Cambodia’s two main human rights groups broke from tradition Tuesday, marking International Human Rights Day not with celebratory gatherings, but instead with grim reminders that rights abuses continue to blacken the country’s already depressing legacy of mistreatment.
Licadho, which marked its 10th anniversary Tuesday, filled the airwaves with the voices of the raped, the robbed and the trafficked.
Fourteen rights abuse victims were invited to speak on air at four radio stations—The Women’s Media Center radio station, Beehive Radio, Voice of America and Radio Free Asia—describing their ordeals to the public.
“The 14 victims that we invited from the provinces are victims of rape, land disputes, human trafficking or violence,” said Chev Kim Eang, director of Licadho’s administrative office.
“We did this because we wanted all the people in Cambodia to hear their voices and how they were treated and how they have been affected.”
The group’s report, “Situation of Human Rights Defenders in Cambodia,” was released to coincide with Licadho’s anniversary and details the obstacles faced by rights workers in Cambodia, from simple intimidation to death threats.
But attacks against rights workers go beyond the organizations they work for, blighting the lives of the people rights groups seek to protect, Licadho said.
“Threats to human rights defenders also violate the fundamental rights of the Cambodian people, constraining freedom of expression and democratic participation,” the report said.
Cambodia’s other major rights group, Adhoc, observed the holiday with some 300 people in Kompong Cham province, the scene of repeated violence in past years.
“We chose this province because, according to our statistics, the majority of [human rights] cases happen there, such as threats to [political] party activists, land disputes and killings.
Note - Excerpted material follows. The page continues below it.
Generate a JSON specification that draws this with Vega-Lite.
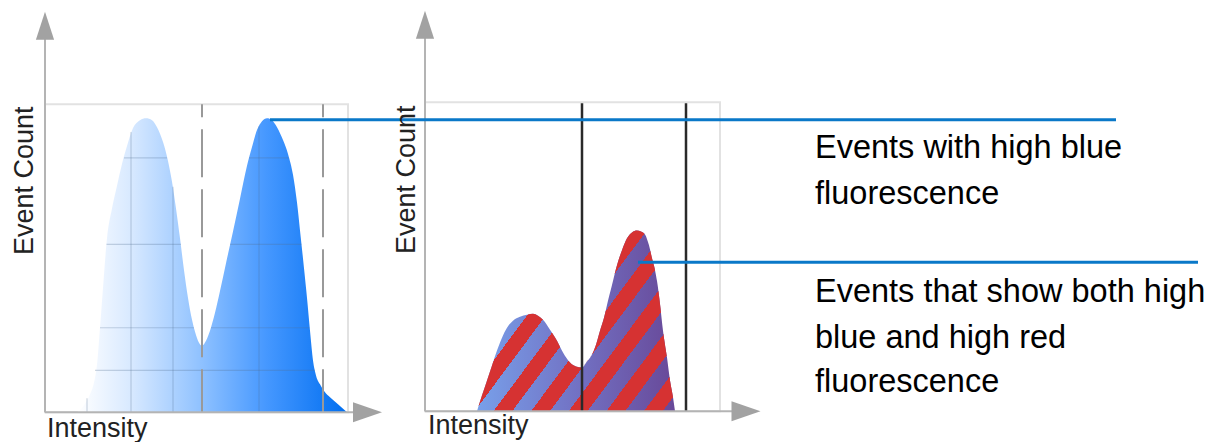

We wanted to explain their rights to them and ask them to cooperate with us if they are abused in human rights violations,” said Adhoc President Thun Saray.
Thun Saray said he is particularly concerned about rights abuses during the lead-up to next year’s general election. Nearly a dozen people associated with the country’s communes have been killed since the February commune council elections, and election observers already fear problems with voter registration and candidate harassment.
The Khmer Student Intellectual Democratic Front released a statement Tuesday claiming some 20 “democratic activists” have been killed or threatened since the commune elections and demanded that regional governments “lead their people with common sense.”
Another student group calling itself the Youth Government Watchdog appealed to “developing countries and the government of Premier Hun Sen to stop activities that violate human rights, violent intimidation and inhumane acts [committed] against human rights and democratic activists.”
But while many Tuesday put the spotlight on rights workers, Licadho founder Kek Galabru said she believed that most rights abuses in Cambodia are committed against one of the country’s most defenseless populations: Children.
“Our statistics from the beginning of November show that there were 284 abuse cases which happened in our country, and 198 of those cases are child abuse cases such as rape or indecent assault.”
But most of those cases are quietly settled—not by the judicial system meting out punishment—but rather by attackers paying off the families of victims or corrupt court officials.
A statement released by the UN Development Program Tuesday calls for the “empowerment of women” and “a world in which the dignity and human rights of every person in every country are universally respected.”